● **Requirements**: Quote verbatim every line from the line containing "Recreate this image" to the line containing "const startEnd=[23.9,28.85];", inclusive of both, and no other line.

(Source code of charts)
++++++++++

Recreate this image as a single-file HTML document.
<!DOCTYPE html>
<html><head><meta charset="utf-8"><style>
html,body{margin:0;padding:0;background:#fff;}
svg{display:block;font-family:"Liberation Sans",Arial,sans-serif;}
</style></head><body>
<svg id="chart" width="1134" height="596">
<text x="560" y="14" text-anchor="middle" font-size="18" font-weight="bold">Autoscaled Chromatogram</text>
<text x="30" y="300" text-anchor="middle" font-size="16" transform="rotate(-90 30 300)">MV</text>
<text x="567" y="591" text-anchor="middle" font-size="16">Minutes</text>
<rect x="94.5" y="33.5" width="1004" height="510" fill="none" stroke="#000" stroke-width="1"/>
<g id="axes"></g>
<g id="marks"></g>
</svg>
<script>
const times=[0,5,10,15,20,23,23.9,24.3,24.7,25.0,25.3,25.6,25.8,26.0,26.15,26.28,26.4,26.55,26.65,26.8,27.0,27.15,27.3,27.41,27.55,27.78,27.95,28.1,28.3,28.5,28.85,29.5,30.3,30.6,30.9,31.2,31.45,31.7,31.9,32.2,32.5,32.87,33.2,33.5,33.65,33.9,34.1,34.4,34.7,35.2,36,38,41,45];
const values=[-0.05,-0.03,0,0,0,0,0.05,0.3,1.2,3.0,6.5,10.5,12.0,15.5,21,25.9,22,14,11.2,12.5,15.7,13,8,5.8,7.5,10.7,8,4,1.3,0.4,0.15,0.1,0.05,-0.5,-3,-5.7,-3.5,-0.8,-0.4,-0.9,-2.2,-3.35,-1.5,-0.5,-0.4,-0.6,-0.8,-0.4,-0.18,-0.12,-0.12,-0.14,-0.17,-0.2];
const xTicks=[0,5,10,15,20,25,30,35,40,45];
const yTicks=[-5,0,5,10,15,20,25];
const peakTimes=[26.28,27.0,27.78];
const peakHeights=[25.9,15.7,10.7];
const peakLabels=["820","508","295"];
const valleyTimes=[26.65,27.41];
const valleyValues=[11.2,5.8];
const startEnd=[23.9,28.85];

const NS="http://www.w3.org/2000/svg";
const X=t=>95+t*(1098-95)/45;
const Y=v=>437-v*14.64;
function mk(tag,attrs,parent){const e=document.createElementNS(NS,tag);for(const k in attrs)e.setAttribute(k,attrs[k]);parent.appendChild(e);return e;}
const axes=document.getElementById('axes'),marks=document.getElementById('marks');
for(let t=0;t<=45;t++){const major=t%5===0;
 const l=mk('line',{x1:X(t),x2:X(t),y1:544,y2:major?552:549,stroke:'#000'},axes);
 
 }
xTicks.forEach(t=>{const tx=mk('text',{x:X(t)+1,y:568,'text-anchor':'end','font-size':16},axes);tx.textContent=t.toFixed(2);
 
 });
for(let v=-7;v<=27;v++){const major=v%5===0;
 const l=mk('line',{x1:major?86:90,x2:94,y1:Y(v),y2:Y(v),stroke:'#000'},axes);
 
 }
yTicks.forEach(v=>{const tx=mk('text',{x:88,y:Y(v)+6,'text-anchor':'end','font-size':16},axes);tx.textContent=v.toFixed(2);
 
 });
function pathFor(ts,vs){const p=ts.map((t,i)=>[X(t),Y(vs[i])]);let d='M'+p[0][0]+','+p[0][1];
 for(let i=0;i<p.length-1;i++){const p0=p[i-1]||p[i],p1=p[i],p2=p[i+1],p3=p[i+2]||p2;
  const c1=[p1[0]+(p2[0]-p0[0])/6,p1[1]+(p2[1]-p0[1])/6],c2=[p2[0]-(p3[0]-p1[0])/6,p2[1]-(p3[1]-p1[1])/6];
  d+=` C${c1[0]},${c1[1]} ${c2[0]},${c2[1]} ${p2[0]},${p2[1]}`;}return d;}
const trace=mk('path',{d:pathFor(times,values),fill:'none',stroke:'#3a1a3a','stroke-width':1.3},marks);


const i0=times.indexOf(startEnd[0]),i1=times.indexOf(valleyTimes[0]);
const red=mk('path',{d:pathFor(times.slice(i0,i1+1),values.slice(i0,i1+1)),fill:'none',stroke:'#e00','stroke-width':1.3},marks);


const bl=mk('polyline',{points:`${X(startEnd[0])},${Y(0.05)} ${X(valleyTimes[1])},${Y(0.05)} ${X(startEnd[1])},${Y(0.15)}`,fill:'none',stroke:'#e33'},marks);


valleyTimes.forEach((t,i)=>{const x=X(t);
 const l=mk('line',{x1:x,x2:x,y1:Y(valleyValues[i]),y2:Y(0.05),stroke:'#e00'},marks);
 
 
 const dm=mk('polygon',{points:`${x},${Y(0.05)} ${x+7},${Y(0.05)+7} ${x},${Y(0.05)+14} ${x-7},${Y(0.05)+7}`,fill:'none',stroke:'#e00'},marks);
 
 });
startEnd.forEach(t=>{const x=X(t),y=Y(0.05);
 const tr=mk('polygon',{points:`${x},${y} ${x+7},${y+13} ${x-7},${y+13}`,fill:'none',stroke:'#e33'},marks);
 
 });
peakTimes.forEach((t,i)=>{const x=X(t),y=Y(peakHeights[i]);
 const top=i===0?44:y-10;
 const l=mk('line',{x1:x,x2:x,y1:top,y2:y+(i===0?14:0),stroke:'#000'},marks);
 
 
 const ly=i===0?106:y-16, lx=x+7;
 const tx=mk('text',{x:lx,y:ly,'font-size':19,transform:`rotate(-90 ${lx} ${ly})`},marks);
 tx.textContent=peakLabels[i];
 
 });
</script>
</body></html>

++++++++++

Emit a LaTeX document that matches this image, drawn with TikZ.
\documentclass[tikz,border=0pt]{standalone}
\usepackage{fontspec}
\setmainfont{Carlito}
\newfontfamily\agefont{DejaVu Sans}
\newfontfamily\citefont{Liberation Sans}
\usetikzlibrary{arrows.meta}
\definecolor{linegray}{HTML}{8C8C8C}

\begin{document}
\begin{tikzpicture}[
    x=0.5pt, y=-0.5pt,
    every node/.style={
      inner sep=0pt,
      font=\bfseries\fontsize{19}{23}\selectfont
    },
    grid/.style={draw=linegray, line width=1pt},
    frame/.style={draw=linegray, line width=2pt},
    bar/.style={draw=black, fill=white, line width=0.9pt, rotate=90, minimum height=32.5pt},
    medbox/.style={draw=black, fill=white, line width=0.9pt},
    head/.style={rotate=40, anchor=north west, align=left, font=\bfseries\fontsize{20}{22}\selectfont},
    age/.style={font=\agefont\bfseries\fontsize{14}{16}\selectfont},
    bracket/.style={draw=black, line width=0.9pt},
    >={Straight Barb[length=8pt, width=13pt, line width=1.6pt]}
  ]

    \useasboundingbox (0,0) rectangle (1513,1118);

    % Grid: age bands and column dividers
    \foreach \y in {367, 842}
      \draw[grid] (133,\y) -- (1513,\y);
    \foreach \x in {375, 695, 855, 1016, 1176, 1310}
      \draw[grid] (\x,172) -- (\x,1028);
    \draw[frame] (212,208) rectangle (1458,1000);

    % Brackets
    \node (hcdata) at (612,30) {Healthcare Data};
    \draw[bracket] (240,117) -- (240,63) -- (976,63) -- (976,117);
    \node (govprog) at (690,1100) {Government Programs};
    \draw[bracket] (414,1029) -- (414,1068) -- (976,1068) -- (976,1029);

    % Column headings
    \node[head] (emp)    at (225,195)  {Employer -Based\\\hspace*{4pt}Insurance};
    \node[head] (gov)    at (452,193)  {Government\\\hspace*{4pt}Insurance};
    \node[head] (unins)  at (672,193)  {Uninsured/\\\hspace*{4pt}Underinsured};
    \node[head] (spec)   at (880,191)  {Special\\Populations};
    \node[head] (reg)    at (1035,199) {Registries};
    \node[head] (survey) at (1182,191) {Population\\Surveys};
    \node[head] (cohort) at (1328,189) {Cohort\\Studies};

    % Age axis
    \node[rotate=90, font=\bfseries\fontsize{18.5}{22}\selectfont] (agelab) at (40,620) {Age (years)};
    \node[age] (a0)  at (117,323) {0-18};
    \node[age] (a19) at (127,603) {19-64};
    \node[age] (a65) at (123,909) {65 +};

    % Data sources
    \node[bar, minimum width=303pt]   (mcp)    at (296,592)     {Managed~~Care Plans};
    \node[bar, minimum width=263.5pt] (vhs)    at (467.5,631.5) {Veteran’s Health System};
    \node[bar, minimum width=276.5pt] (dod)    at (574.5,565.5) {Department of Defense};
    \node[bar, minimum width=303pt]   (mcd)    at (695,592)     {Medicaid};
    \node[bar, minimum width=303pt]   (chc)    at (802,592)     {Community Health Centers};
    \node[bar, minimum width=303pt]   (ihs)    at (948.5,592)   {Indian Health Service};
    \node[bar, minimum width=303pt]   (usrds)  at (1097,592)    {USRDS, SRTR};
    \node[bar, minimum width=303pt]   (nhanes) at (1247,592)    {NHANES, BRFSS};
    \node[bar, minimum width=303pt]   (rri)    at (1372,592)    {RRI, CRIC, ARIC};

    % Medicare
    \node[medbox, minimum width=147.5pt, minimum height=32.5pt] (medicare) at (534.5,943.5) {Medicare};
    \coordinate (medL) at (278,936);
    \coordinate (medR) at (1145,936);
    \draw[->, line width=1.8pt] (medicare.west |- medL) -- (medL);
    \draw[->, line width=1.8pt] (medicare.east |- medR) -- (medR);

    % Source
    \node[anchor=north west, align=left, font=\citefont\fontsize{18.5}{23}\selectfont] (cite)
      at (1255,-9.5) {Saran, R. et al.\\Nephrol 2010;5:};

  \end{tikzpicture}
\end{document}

++++++++++

● **Exercise response**:
Recreate this image as a single-file HTML document.
<!DOCTYPE html>
<html><head><meta charset="utf-8"><style>
html,body{margin:0;padding:0;background:#fff;}
svg{display:block;font-family:"Liberation Sans",Arial,sans-serif;}
</style></head><body>
<svg id="chart" width="1134" height="596">
<text x="560" y="14" text-anchor="middle" font-size="18" font-weight="bold">Autoscaled Chromatogram</text>
<text x="30" y="300" text-anchor="middle" font-size="16" transform="rotate(-90 30 300)">MV</text>
<text x="567" y="591" text-anchor="middle" font-size="16">Minutes</text>
<rect x="94.5" y="33.5" width="1004" height="510" fill="none" stroke="#000" stroke-width="1"/>
<g id="axes"></g>
<g id="marks"></g>
</svg>
<script>
const times=[0,5,10,15,20,23,23.9,24.3,24.7,25.0,25.3,25.6,25.8,26.0,26.15,26.28,26.4,26.55,26.65,26.8,27.0,27.15,27.3,27.41,27.55,27.78,27.95,28.1,28.3,28.5,28.85,29.5,30.3,30.6,30.9,31.2,31.45,31.7,31.9,32.2,32.5,32.87,33.2,33.5,33.65,33.9,34.1,34.4,34.7,35.2,36,38,41,45];
const values=[-0.05,-0.03,0,0,0,0,0.05,0.3,1.2,3.0,6.5,10.5,12.0,15.5,21,25.9,22,14,11.2,12.5,15.7,13,8,5.8,7.5,10.7,8,4,1.3,0.4,0.15,0.1,0.05,-0.5,-3,-5.7,-3.5,-0.8,-0.4,-0.9,-2.2,-3.35,-1.5,-0.5,-0.4,-0.6,-0.8,-0.4,-0.18,-0.12,-0.12,-0.14,-0.17,-0.2];
const xTicks=[0,5,10,15,20,25,30,35,40,45];
const yTicks=[-5,0,5,10,15,20,25];
const peakTimes=[26.28,27.0,27.78];
const peakHeights=[25.9,15.7,10.7];
const peakLabels=["820","508","295"];
const valleyTimes=[26.65,27.41];
const valleyValues=[11.2,5.8];
const startEnd=[23.9,28.85];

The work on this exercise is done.